Educause is the premiere gathering for higher education IT professionals, and Dell played a big part at this year’s show in Orlando, Florida.
There were a couple of reports released at the event which highlighted the latest trends in IT for higher education that directly correlate to the explosion of mobile devices on campus. Casey Green, founding director of The Campus Computing Project, highlighted the trends in his annual survey of computing and information technology representatives in the US higher education market. Topping the list of priorities identified for the next 2-3 years is IT support. Over 80% of CIOs and senior campus IT officers report that assisting faculty and students with instructional integration of information technology is one of their top priorities. 74% identified providing adequate user support as a top issue as well. A link to the summary report is here.

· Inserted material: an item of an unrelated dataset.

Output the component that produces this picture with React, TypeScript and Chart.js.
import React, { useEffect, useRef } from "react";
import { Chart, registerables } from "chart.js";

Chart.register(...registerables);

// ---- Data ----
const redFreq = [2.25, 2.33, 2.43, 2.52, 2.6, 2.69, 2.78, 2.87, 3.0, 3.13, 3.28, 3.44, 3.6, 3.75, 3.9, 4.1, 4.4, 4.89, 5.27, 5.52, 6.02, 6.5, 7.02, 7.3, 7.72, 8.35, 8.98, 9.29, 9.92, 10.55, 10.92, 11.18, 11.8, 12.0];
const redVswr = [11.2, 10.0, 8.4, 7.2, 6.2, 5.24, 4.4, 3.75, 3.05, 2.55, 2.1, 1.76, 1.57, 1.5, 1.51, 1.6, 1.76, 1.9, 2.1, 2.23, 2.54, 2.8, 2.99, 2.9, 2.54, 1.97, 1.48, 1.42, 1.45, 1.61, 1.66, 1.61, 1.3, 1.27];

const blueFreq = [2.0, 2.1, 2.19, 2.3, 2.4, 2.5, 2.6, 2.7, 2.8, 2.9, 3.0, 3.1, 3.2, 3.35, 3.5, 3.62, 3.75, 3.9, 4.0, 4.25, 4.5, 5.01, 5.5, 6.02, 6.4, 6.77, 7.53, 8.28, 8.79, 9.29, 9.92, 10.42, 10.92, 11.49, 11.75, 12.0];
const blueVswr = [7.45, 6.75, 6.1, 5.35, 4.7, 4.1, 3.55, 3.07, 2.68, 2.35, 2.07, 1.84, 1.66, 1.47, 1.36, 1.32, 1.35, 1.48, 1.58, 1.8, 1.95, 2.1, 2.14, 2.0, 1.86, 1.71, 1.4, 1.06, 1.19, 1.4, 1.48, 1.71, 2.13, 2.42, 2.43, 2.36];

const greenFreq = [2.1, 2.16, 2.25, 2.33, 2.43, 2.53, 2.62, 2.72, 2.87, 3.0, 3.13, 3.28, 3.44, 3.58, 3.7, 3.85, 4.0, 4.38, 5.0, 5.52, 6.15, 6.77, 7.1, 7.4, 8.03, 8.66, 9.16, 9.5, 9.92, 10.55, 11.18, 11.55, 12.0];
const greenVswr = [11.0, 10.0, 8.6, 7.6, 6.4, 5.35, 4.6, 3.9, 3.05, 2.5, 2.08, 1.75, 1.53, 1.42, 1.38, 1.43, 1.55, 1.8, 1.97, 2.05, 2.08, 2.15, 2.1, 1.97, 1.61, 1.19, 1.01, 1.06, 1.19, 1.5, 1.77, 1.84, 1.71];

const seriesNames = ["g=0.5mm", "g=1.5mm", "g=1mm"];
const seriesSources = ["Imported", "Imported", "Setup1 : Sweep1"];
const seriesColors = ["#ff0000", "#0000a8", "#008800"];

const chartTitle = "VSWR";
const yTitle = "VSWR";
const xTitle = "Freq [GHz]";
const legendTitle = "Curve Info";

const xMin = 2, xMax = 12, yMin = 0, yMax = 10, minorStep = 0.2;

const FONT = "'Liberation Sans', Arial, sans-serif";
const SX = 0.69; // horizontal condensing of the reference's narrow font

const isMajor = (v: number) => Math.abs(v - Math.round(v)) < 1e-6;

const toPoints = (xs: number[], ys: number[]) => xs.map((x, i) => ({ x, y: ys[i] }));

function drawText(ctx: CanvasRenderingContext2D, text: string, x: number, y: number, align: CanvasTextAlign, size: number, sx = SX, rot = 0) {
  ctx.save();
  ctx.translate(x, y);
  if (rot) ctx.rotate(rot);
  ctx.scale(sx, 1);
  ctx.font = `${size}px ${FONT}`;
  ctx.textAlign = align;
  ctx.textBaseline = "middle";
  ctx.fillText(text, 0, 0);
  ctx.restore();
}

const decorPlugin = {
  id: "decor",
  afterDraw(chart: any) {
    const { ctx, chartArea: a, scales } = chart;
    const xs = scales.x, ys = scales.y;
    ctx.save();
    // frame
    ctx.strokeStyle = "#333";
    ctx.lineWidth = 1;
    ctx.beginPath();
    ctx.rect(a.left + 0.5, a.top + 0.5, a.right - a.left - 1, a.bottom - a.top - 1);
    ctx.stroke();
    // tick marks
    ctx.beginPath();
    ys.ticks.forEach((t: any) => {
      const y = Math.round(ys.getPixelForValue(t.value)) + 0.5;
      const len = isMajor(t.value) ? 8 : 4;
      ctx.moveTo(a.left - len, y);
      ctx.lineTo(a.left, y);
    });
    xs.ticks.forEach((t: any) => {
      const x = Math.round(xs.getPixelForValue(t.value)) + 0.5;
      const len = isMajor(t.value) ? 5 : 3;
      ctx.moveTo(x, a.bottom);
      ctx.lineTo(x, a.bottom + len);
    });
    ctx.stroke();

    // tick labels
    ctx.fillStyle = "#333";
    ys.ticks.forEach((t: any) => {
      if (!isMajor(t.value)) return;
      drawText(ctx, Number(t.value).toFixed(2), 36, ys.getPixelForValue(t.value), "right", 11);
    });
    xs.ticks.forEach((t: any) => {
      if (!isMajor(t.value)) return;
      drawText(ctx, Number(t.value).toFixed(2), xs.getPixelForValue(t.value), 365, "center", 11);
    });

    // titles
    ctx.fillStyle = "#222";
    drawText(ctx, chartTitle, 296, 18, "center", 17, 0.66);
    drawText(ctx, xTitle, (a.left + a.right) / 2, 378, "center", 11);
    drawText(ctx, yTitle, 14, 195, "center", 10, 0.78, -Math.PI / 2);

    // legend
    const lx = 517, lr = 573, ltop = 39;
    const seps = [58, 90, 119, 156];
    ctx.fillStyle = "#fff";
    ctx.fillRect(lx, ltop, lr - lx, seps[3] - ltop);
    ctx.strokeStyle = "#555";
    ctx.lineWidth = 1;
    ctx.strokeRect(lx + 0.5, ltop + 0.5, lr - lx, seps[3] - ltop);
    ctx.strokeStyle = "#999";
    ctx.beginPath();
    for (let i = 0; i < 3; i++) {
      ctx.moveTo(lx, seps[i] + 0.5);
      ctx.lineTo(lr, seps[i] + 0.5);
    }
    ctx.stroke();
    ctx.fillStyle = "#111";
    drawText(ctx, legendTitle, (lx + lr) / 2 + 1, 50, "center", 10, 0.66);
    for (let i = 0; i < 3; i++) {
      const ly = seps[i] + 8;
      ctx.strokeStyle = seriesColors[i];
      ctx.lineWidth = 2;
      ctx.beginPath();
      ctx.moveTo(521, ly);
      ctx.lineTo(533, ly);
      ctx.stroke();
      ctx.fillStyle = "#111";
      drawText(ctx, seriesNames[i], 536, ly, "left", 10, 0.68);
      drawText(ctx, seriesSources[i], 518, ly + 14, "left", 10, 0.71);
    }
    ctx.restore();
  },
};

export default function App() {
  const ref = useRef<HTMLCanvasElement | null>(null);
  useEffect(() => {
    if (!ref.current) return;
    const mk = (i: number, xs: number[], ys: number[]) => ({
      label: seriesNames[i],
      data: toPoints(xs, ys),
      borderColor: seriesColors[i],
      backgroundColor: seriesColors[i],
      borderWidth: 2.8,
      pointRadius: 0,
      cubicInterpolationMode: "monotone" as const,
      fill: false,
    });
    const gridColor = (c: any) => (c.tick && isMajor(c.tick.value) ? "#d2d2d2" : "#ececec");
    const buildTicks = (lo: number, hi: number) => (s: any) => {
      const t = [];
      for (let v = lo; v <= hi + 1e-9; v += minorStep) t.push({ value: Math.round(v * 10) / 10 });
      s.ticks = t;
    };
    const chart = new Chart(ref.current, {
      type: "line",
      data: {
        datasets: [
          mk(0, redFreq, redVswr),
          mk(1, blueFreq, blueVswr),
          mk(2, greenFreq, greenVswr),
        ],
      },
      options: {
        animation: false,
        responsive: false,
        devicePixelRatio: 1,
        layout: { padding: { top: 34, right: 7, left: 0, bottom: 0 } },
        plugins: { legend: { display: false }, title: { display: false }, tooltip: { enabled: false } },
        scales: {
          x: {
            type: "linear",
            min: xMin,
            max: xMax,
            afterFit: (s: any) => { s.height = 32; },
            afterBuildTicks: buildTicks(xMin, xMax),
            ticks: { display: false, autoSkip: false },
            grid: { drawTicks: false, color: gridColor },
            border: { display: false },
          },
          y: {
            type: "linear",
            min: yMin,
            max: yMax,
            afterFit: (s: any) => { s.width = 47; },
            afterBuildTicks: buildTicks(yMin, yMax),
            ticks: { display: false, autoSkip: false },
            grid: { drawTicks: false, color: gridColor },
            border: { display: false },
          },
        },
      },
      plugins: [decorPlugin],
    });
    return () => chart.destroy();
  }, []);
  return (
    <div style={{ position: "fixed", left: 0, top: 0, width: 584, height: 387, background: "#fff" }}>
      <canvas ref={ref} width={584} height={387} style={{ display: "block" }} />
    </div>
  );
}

The Chronicle of Higher Education also released a report of 1,000 technology officers and faculty on their differing views of how technology solutions should be applied at colleges and universities. Two big takeaways from the research:
- 75% of technology officials believe that digital resources are well deployed on campus compared to just 40% of educators believing that IT understands and addresses their technology needs.
- In the use of big data and analytics to improve student success rates, 60% of IT professionals on campus believe that big data has the potential to improve student outcomes, where just 30% of faculty and educators believe that to be true.

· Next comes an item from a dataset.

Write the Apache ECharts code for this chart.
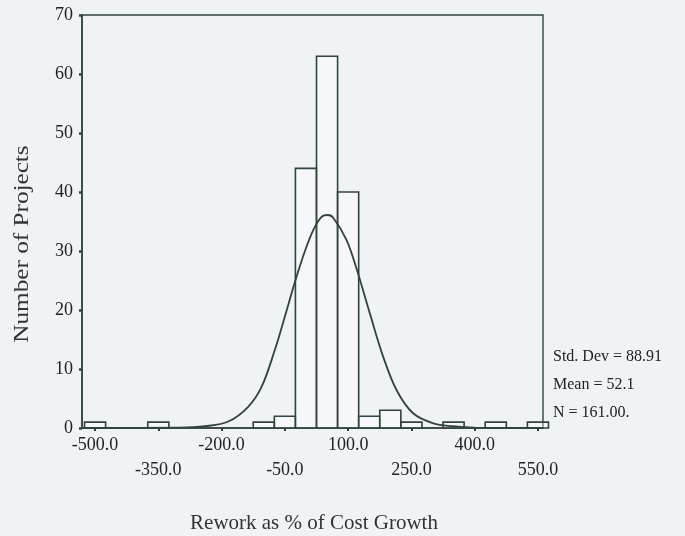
<!DOCTYPE html>
<html>
<head>
<meta charset="utf-8">
<script src="https://cdn.jsdelivr.net/npm/echarts@6/dist/echarts.min.js"></script>
<style>
  html, body { margin: 0; padding: 0; background: #f0f3f6; }
  #chart { width: 685px; height: 536px; }
</style>
</head>
<body>
<div id="chart"></div>
<script>
// Histogram of rework as % of cost growth (bin width 50)
const binCenters = [-500, -350, -100, -50, 0, 50, 100, 150, 200, 250, 350, 450, 550];
const binCounts  = [1, 1, 1, 2, 44, 63, 40, 2, 3, 1, 1, 1, 1];
const binWidth = 50;

// Fitted normal curve, traced point by point
const curveX = [-531, -300, -239, -184, -137, -105, -73.5, -50, -26, -2.4, 17, 37, 52, 65, 96, 120, 152, 183, 215, 254, 302, 348, 400, 562];
const curveY = [0, 0.05, 0.3, 1.1, 3.6, 7.0, 13.3, 18.9, 24.8, 30.0, 33.5, 35.8, 36.1, 35.6, 31.9, 27.0, 19.3, 12.1, 6.4, 2.5, 0.8, 0.3, 0.05, 0];

// Axis tick labels, split into the two staggered rows
const xTicksRow1 = [-500, -200, 100, 400];
const xTicksRow2 = [-350, -50, 250, 550];
const yTicks = [0, 10, 20, 30, 40, 50, 60, 70];

// Summary statistics
const statLines = ['Std. Dev = 88.91', 'Mean = 52.1', 'N = 161.00.'];

const ink = '#34423e';
const serif = '"Liberation Serif", "Times New Roman", serif';

const chart = echarts.init(document.getElementById('chart'), null, { renderer: 'canvas' });

const xBase = {
  type: 'value', min: -531, max: 562, position: 'bottom',
  splitLine: { show: false }
};

chart.setOption({
  backgroundColor: '#f0f3f6',
  animation: false,
  grid: { left: 82, top: 15, width: 461, height: 413, show: true, borderColor: ink, borderWidth: 1.4, backgroundColor: 'transparent' },
  xAxis: [
    Object.assign({}, xBase, {
      axisLine: { show: true, onZero: false, lineStyle: { color: ink, width: 1.6 } },
      axisTick: { show: true, customValues: xTicksRow1.concat(xTicksRow2), length: 3, lineStyle: { color: ink, width: 2 } },
      axisLabel: { customValues: xTicksRow1, margin: 8, color: '#222', fontFamily: serif, fontSize: 18,
        formatter: v => v.toFixed(1) }
    }),
    Object.assign({}, xBase, {
      axisLine: { show: false, onZero: false },
      axisTick: { show: false },
      axisLabel: { customValues: xTicksRow2, margin: 33, color: '#222', fontFamily: serif, fontSize: 18,
        formatter: v => v.toFixed(1) }
    })
  ],
  yAxis: {
    type: 'value', min: 0, max: 70, interval: 10,
    splitLine: { show: false },
    axisLine: { show: true, onZero: false, lineStyle: { color: ink, width: 1.6 } },
    axisTick: { show: true, length: 3, lineStyle: { color: ink, width: 2.5 } },
    axisLabel: { margin: 9, color: '#222', fontFamily: serif, fontSize: 18,
      customValues: yTicks }
  },
  series: [
    {
      type: 'custom',
      xAxisIndex: 0,
      data: binCenters.map((c, i) => [c, binCounts[i]]),
      renderItem: function (params, api) {
        const topLeft = api.coord([api.value(0) - binWidth / 2, api.value(1)]);
        const botRight = api.coord([api.value(0) + binWidth / 2, 0]);
        return {
          type: 'rect',
          shape: { x: topLeft[0], y: topLeft[1], width: botRight[0] - topLeft[0], height: botRight[1] - topLeft[1] },
          style: { fill: 'rgba(255,255,255,0.35)', stroke: ink, lineWidth: 1.6 }
        };
      }
    },
    {
      type: 'line',
      xAxisIndex: 0,
      data: curveX.map((x, i) => [x, curveY[i]]),
      smooth: 0.35,
      showSymbol: false,
      lineStyle: { color: ink, width: 1.8 },
      z: 3
    }
  ],
  graphic: [
    {
      type: 'text', left: 553, top: 349,
      style: { text: statLines[0], font: '16px ' + serif, fill: '#222' }
    },
    {
      type: 'text', left: 553, top: 377,
      style: { text: statLines[1], font: '16px ' + serif, fill: '#222' }
    },
    {
      type: 'text', left: 553, top: 405,
      style: { text: statLines[2], font: '16px ' + serif, fill: '#222' }
    },
    {
      type: 'text', x: 314, y: 523,
      style: { text: 'Rework as % of Cost Growth', font: '21px ' + serif, fill: '#333', align: 'center', verticalAlign: 'middle' }
    },
    {
      type: 'text', x: 22, y: 244, rotation: Math.PI / 2, scaleX: 1.2,
      style: { text: 'Number of Projects', font: '21px ' + serif, fill: '#333', align: 'center', verticalAlign: 'middle' }
    }
  ]
});
</script>
</body>
</html>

There seems to be a big disparity between perception and reality between the administrative and IT organizations in higher education organizations. All stakeholder needs have to be considered before IT solutions are implemented on campus that impact faculty and students. See the full report here.

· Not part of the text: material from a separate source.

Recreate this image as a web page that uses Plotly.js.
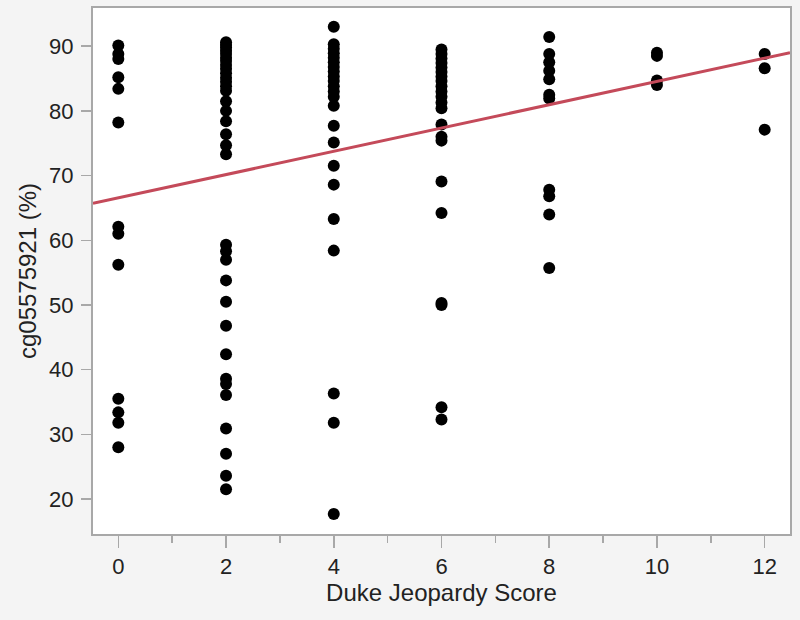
<!DOCTYPE html>
<html>
<head>
<meta charset="utf-8">
<script src="https://cdn.plot.ly/plotly-3.0.1.min.js"></script>
<style>html,body{margin:0;padding:0;background:#f4f4f4;}#chart{width:800px;height:620px;}</style>
</head>
<body>
<div id="chart"></div>
<script>
// Duke Jeopardy Score groups and cg05575921 (%) values
const score0 = [90.1, 88.8, 88.0, 85.2, 83.4, 78.2, 62.1, 61.0, 56.2, 35.5, 33.4, 31.8, 28.0];
const score2 = [90.6, 90.2, 89.8, 89.3, 88.8, 88.2, 87.7, 87.1, 86.5, 85.8, 85.1, 84.5, 83.8, 83.1,
                81.5, 80.0, 78.4, 76.4, 74.7, 73.3,
                59.3, 58.3, 57.0, 53.8, 50.5, 46.8, 42.4, 38.6, 37.8, 36.1, 30.9, 27.0, 23.6, 21.5];
const score4 = [93.0, 90.3, 89.6, 88.9, 88.2, 87.5, 86.8, 86.1, 85.3, 84.6, 83.8, 83.0, 82.2,
                80.8, 77.7, 75.1, 71.5, 68.6, 63.3, 58.4, 36.3, 31.8, 17.7];
const score6 = [89.5, 88.8, 88.1, 87.4, 86.7, 86.0, 85.3, 84.6, 83.8, 83.0, 82.2, 81.3, 80.4,
                77.9, 76.0, 75.4, 69.1, 64.2, 50.3, 50.0, 34.2, 32.3];
const score8 = [91.4, 88.8, 87.5, 86.2, 84.9, 82.5, 81.9, 67.8, 66.8, 64.0, 55.7];
const score10 = [89.0, 88.5, 84.7, 84.0];
const score12 = [88.8, 86.6, 77.1];

const groupScores = [0, 2, 4, 6, 8, 10, 12];
const groupValues = [score0, score2, score4, score6, score8, score10, score12];

// Fitted line
const fitIntercept = 66.55;
const fitSlope = 1.80;

const xRange = [-0.47, 12.47];
const yRange = [14.6, 95.9];
const xTickVals = [0, 2, 4, 6, 8, 10, 12];
const yTickVals = [20, 30, 40, 50, 60, 70, 80, 90];

const xs = [], ys = [];
groupValues.forEach((vals, i) => vals.forEach(v => { xs.push(groupScores[i]); ys.push(v); }));

const traces = [
  {
    x: xs, y: ys, type: 'scatter', mode: 'markers',
    marker: {color: '#000000', size: 12},
    hoverinfo: 'x+y'
  },
  {
    x: xRange, y: xRange.map(x => fitIntercept + fitSlope * x),
    type: 'scatter', mode: 'lines',
    line: {color: '#c44a5a', width: 3}
  }
];

const tickFont = {family: 'Liberation Sans, Arial, sans-serif', size: 22, color: '#222222'};
const titleFont = {family: 'Liberation Sans, Arial, sans-serif', size: 24, color: '#222222'};

const layout = {
  width: 800, height: 620,
  paper_bgcolor: '#f4f4f4', plot_bgcolor: '#ffffff',
  showlegend: false,
  margin: {l: 93, r: 10, t: 8, b: 86},
  xaxis: {
    range: xRange, tickvals: xTickVals, ticktext: xTickVals.map(String),
    showgrid: false, zeroline: false,
    showline: true, mirror: true, linecolor: '#a8a8a8', linewidth: 2,
    ticks: 'outside', ticklen: 12, tickcolor: '#a8a8a8', tickwidth: 1.5,
    minor: {dtick: 1, tick0: 1, ticks: 'outside', ticklen: 7, tickcolor: '#a8a8a8', tickwidth: 1.5, showgrid: false},
    tickfont: tickFont, ticklabelstandoff: 0,
    title: {text: 'Duke Jeopardy Score', font: titleFont, standoff: 4}
  },
  yaxis: {
    range: yRange, tickvals: yTickVals, ticktext: yTickVals.map(String),
    showgrid: false, zeroline: false,
    showline: true, mirror: true, linecolor: '#a8a8a8', linewidth: 2,
    ticks: 'outside', ticklen: 10, tickcolor: '#a8a8a8', tickwidth: 1.5,
    tickfont: tickFont, ticklabelstandoff: 3,
    title: {text: 'cg05575921 (%)', font: titleFont, standoff: 6}
  }
};

Plotly.newPlot('chart', traces, layout, {displayModeBar: false, staticPlot: true});
</script>
</body>
</html>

In addition to these reports, Dell hosted a series of Think Tank discussions. Dell’s education leaders John Mullen, Jon Phillips and Adam Garry alongside higher-education customers and influencers participated in a dynamic discussion in front of a standing-room-only audience. Each Think Tank focused on an IT trend top of mind for higher education IT leaders – BYOD, student data security, big data and empowering the student voice – and gave Dell the opportunity to go beyond products and dive deeper into strategy as an expert IT advisor. Check out the full conversation via our photos and livestream links below:
- Flickr – Innovation in Higher Education Think Tank #Edu14
- Livestream – Innovation in Higher Education Think Tank
Bill Odell, vice president of marketing for Endpoint Systems Management at Dell Software, chaired a session, entitled “Mobility without Security Gets You a Failing Grade.” Dell customers John Garcia, director of information technology at the Frank Porter Graham Child Development Institute at the University of North Carolina and Tim Smith, interim Chief Information Officer at the College of Arts and Sciences at Ohio State University, shared informative insights on their mobility/BYOD security challenges. The panel also addressed need to bolster not just mobile device management but safeguard all of their systems with effective patch management, asset management, effective software distribution and next-gen firewalls.
“Higher educational institutions want to use the most current personalized learning apps and collaboration tools while safeguarding critical IT infrastructures from security risk,” says Odell. “Our highly interactive panel explored opportunities for enabling secure mobility on and off campus as well as the need to protect apps running on different devices across multiple operating systems.”